WHAT YOU SHOULD DO ->
The complete listing should be restated exactly.

DATASET CONTENT ->
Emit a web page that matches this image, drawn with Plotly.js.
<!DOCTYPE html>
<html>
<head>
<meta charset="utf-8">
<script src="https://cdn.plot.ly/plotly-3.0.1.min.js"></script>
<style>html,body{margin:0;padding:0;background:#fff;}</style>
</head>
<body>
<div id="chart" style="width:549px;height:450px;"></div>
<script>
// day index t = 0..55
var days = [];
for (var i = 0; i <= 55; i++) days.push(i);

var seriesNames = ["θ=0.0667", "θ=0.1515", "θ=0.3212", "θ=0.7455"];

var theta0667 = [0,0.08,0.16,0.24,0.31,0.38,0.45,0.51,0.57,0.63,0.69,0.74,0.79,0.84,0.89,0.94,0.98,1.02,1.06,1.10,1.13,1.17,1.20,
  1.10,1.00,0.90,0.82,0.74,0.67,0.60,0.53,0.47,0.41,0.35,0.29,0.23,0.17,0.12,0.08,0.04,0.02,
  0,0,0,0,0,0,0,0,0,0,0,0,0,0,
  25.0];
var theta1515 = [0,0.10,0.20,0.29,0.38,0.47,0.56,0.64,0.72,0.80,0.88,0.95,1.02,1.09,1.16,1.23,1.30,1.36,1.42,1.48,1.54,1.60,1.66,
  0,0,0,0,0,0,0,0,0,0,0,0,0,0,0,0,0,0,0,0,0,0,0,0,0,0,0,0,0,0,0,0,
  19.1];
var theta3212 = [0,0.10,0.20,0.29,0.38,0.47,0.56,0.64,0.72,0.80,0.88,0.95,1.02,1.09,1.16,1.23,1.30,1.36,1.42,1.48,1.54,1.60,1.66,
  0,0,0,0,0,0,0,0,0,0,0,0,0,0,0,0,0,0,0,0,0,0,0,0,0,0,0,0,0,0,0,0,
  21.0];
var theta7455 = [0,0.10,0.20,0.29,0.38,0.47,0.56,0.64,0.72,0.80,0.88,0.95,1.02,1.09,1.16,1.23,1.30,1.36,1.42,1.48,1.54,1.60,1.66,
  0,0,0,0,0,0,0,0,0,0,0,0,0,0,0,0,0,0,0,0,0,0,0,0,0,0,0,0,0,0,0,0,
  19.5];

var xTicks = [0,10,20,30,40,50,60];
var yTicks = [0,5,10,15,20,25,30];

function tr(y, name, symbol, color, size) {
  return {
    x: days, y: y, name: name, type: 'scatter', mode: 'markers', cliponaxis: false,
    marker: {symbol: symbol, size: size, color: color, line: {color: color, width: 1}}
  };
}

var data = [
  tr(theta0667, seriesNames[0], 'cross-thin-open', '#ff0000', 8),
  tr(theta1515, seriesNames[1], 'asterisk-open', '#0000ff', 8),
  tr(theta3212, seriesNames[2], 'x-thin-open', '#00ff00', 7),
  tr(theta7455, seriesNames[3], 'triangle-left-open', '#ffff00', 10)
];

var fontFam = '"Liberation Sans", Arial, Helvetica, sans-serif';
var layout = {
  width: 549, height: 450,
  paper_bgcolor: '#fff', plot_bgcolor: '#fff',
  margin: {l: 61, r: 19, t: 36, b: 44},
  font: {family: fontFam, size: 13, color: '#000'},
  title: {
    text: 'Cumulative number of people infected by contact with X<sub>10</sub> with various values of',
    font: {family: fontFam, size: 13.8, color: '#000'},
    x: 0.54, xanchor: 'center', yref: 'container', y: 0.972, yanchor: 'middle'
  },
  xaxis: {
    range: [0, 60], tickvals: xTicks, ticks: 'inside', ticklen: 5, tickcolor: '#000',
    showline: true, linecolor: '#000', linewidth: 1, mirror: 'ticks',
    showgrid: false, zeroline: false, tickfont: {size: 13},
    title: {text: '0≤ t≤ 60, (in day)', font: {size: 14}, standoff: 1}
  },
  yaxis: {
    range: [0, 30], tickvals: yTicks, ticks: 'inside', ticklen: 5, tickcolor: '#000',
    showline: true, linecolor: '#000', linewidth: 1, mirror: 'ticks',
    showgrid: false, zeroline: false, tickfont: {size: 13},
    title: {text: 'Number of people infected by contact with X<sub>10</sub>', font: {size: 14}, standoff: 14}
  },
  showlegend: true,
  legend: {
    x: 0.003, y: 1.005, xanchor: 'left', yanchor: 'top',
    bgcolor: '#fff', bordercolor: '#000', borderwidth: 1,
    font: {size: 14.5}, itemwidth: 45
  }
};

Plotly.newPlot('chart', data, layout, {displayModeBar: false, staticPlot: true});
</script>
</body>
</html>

EXPECTED ANSWER ->
Emit a web page that matches this image, drawn with Plotly.js.
<!DOCTYPE html>
<html>
<head>
<meta charset="utf-8">
<script src="https://cdn.plot.ly/plotly-3.0.1.min.js"></script>
<style>html,body{margin:0;padding:0;background:#fff;}</style>
</head>
<body>
<div id="chart" style="width:549px;height:450px;"></div>
<script>
// day index t = 0..55
var days = [];
for (var i = 0; i <= 55; i++) days.push(i);

var seriesNames = ["θ=0.0667", "θ=0.1515", "θ=0.3212", "θ=0.7455"];

var theta0667 = [0,0.08,0.16,0.24,0.31,0.38,0.45,0.51,0.57,0.63,0.69,0.74,0.79,0.84,0.89,0.94,0.98,1.02,1.06,1.10,1.13,1.17,1.20,
  1.10,1.00,0.90,0.82,0.74,0.67,0.60,0.53,0.47,0.41,0.35,0.29,0.23,0.17,0.12,0.08,0.04,0.02,
  0,0,0,0,0,0,0,0,0,0,0,0,0,0,
  25.0];
var theta1515 = [0,0.10,0.20,0.29,0.38,0.47,0.56,0.64,0.72,0.80,0.88,0.95,1.02,1.09,1.16,1.23,1.30,1.36,1.42,1.48,1.54,1.60,1.66,
  0,0,0,0,0,0,0,0,0,0,0,0,0,0,0,0,0,0,0,0,0,0,0,0,0,0,0,0,0,0,0,0,
  19.1];
var theta3212 = [0,0.10,0.20,0.29,0.38,0.47,0.56,0.64,0.72,0.80,0.88,0.95,1.02,1.09,1.16,1.23,1.30,1.36,1.42,1.48,1.54,1.60,1.66,
  0,0,0,0,0,0,0,0,0,0,0,0,0,0,0,0,0,0,0,0,0,0,0,0,0,0,0,0,0,0,0,0,
  21.0];
var theta7455 = [0,0.10,0.20,0.29,0.38,0.47,0.56,0.64,0.72,0.80,0.88,0.95,1.02,1.09,1.16,1.23,1.30,1.36,1.42,1.48,1.54,1.60,1.66,
  0,0,0,0,0,0,0,0,0,0,0,0,0,0,0,0,0,0,0,0,0,0,0,0,0,0,0,0,0,0,0,0,
  19.5];

var xTicks = [0,10,20,30,40,50,60];
var yTicks = [0,5,10,15,20,25,30];

function tr(y, name, symbol, color, size) {
  return {
    x: days, y: y, name: name, type: 'scatter', mode: 'markers', cliponaxis: false,
    marker: {symbol: symbol, size: size, color: color, line: {color: color, width: 1}}
  };
}

var data = [
  tr(theta0667, seriesNames[0], 'cross-thin-open', '#ff0000', 8),
  tr(theta1515, seriesNames[1], 'asterisk-open', '#0000ff', 8),
  tr(theta3212, seriesNames[2], 'x-thin-open', '#00ff00', 7),
  tr(theta7455, seriesNames[3], 'triangle-left-open', '#ffff00', 10)
];

var fontFam = '"Liberation Sans", Arial, Helvetica, sans-serif';
var layout = {
  width: 549, height: 450,
  paper_bgcolor: '#fff', plot_bgcolor: '#fff',
  margin: {l: 61, r: 19, t: 36, b: 44},
  font: {family: fontFam, size: 13, color: '#000'},
  title: {
    text: 'Cumulative number of people infected by contact with X<sub>10</sub> with various values of',
    font: {family: fontFam, size: 13.8, color: '#000'},
    x: 0.54, xanchor: 'center', yref: 'container', y: 0.972, yanchor: 'middle'
  },
  xaxis: {
    range: [0, 60], tickvals: xTicks, ticks: 'inside', ticklen: 5, tickcolor: '#000',
    showline: true, linecolor: '#000', linewidth: 1, mirror: 'ticks',
    showgrid: false, zeroline: false, tickfont: {size: 13},
    title: {text: '0≤ t≤ 60, (in day)', font: {size: 14}, standoff: 1}
  },
  yaxis: {
    range: [0, 30], tickvals: yTicks, ticks: 'inside', ticklen: 5, tickcolor: '#000',
    showline: true, linecolor: '#000', linewidth: 1, mirror: 'ticks',
    showgrid: false, zeroline: false, tickfont: {size: 13},
    title: {text: 'Number of people infected by contact with X<sub>10</sub>', font: {size: 14}, standoff: 14}
  },
  showlegend: true,
  legend: {
    x: 0.003, y: 1.005, xanchor: 'left', yanchor: 'top',
    bgcolor: '#fff', bordercolor: '#000', borderwidth: 1,
    font: {size: 14.5}, itemwidth: 45
  }
};

Plotly.newPlot('chart', data, layout, {displayModeBar: false, staticPlot: true});
</script>
</body>
</html>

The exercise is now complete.